**DATA SEGMENT:**
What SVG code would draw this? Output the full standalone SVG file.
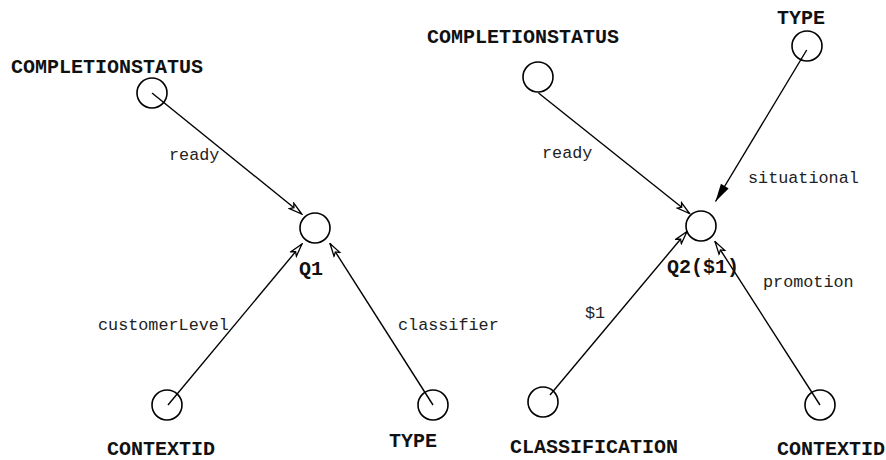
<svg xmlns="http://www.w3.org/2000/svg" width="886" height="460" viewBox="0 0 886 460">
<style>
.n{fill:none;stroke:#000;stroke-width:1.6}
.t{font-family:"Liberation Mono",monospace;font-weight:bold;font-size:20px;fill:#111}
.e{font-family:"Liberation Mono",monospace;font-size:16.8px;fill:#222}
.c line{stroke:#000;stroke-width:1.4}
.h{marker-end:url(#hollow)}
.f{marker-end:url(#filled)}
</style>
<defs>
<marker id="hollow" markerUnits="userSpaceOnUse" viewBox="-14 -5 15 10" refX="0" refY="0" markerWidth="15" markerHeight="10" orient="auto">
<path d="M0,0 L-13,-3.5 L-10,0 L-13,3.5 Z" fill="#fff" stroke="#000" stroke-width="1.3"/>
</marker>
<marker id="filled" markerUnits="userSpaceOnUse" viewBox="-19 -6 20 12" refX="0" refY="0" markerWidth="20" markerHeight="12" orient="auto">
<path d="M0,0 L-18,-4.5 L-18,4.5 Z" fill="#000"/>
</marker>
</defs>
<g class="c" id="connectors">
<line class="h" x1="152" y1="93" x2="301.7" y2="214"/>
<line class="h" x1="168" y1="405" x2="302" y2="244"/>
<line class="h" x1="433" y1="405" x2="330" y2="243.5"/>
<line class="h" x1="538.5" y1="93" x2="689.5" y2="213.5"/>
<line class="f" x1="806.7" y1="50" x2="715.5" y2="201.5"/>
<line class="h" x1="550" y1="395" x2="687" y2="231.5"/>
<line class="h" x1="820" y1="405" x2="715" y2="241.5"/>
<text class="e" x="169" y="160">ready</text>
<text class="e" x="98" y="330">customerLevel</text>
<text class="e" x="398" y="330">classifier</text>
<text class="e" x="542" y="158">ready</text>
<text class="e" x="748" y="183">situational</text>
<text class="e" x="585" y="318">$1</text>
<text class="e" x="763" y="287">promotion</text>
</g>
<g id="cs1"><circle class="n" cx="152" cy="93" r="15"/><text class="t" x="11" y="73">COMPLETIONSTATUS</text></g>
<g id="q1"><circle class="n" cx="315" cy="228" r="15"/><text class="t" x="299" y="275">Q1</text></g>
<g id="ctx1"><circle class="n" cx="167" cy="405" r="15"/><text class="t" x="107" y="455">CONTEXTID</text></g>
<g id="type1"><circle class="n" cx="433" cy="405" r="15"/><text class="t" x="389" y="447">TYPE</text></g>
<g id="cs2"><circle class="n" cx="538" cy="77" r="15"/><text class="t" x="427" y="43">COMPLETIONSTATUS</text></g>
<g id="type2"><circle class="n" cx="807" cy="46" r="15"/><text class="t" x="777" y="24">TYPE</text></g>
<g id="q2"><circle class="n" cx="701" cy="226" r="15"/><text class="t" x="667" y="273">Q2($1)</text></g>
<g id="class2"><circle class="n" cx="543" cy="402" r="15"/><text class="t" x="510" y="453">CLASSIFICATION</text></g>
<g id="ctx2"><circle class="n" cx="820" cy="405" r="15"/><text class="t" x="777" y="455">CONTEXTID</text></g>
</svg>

**SHORT EXERCISE:** Copy out the data above exactly, except the pictures.

**FULL RESPONSE:**
What SVG code would draw this? Output the full standalone SVG file.
<svg xmlns="http://www.w3.org/2000/svg" width="886" height="460" viewBox="0 0 886 460">
<style>
.n{fill:none;stroke:#000;stroke-width:1.6}
.t{font-family:"Liberation Mono",monospace;font-weight:bold;font-size:20px;fill:#111}
.e{font-family:"Liberation Mono",monospace;font-size:16.8px;fill:#222}
.c line{stroke:#000;stroke-width:1.4}
.h{marker-end:url(#hollow)}
.f{marker-end:url(#filled)}
</style>
<defs>
<marker id="hollow" markerUnits="userSpaceOnUse" viewBox="-14 -5 15 10" refX="0" refY="0" markerWidth="15" markerHeight="10" orient="auto">
<path d="M0,0 L-13,-3.5 L-10,0 L-13,3.5 Z" fill="#fff" stroke="#000" stroke-width="1.3"/>
</marker>
<marker id="filled" markerUnits="userSpaceOnUse" viewBox="-19 -6 20 12" refX="0" refY="0" markerWidth="20" markerHeight="12" orient="auto">
<path d="M0,0 L-18,-4.5 L-18,4.5 Z" fill="#000"/>
</marker>
</defs>
<g class="c" id="connectors">
<line class="h" x1="152" y1="93" x2="301.7" y2="214"/>
<line class="h" x1="168" y1="405" x2="302" y2="244"/>
<line class="h" x1="433" y1="405" x2="330" y2="243.5"/>
<line class="h" x1="538.5" y1="93" x2="689.5" y2="213.5"/>
<line class="f" x1="806.7" y1="50" x2="715.5" y2="201.5"/>
<line class="h" x1="550" y1="395" x2="687" y2="231.5"/>
<line class="h" x1="820" y1="405" x2="715" y2="241.5"/>
<text class="e" x="169" y="160">ready</text>
<text class="e" x="98" y="330">customerLevel</text>
<text class="e" x="398" y="330">classifier</text>
<text class="e" x="542" y="158">ready</text>
<text class="e" x="748" y="183">situational</text>
<text class="e" x="585" y="318">$1</text>
<text class="e" x="763" y="287">promotion</text>
</g>
<g id="cs1"><circle class="n" cx="152" cy="93" r="15"/><text class="t" x="11" y="73">COMPLETIONSTATUS</text></g>
<g id="q1"><circle class="n" cx="315" cy="228" r="15"/><text class="t" x="299" y="275">Q1</text></g>
<g id="ctx1"><circle class="n" cx="167" cy="405" r="15"/><text class="t" x="107" y="455">CONTEXTID</text></g>
<g id="type1"><circle class="n" cx="433" cy="405" r="15"/><text class="t" x="389" y="447">TYPE</text></g>
<g id="cs2"><circle class="n" cx="538" cy="77" r="15"/><text class="t" x="427" y="43">COMPLETIONSTATUS</text></g>
<g id="type2"><circle class="n" cx="807" cy="46" r="15"/><text class="t" x="777" y="24">TYPE</text></g>
<g id="q2"><circle class="n" cx="701" cy="226" r="15"/><text class="t" x="667" y="273">Q2($1)</text></g>
<g id="class2"><circle class="n" cx="543" cy="402" r="15"/><text class="t" x="510" y="453">CLASSIFICATION</text></g>
<g id="ctx2"><circle class="n" cx="820" cy="405" r="15"/><text class="t" x="777" y="455">CONTEXTID</text></g>
</svg>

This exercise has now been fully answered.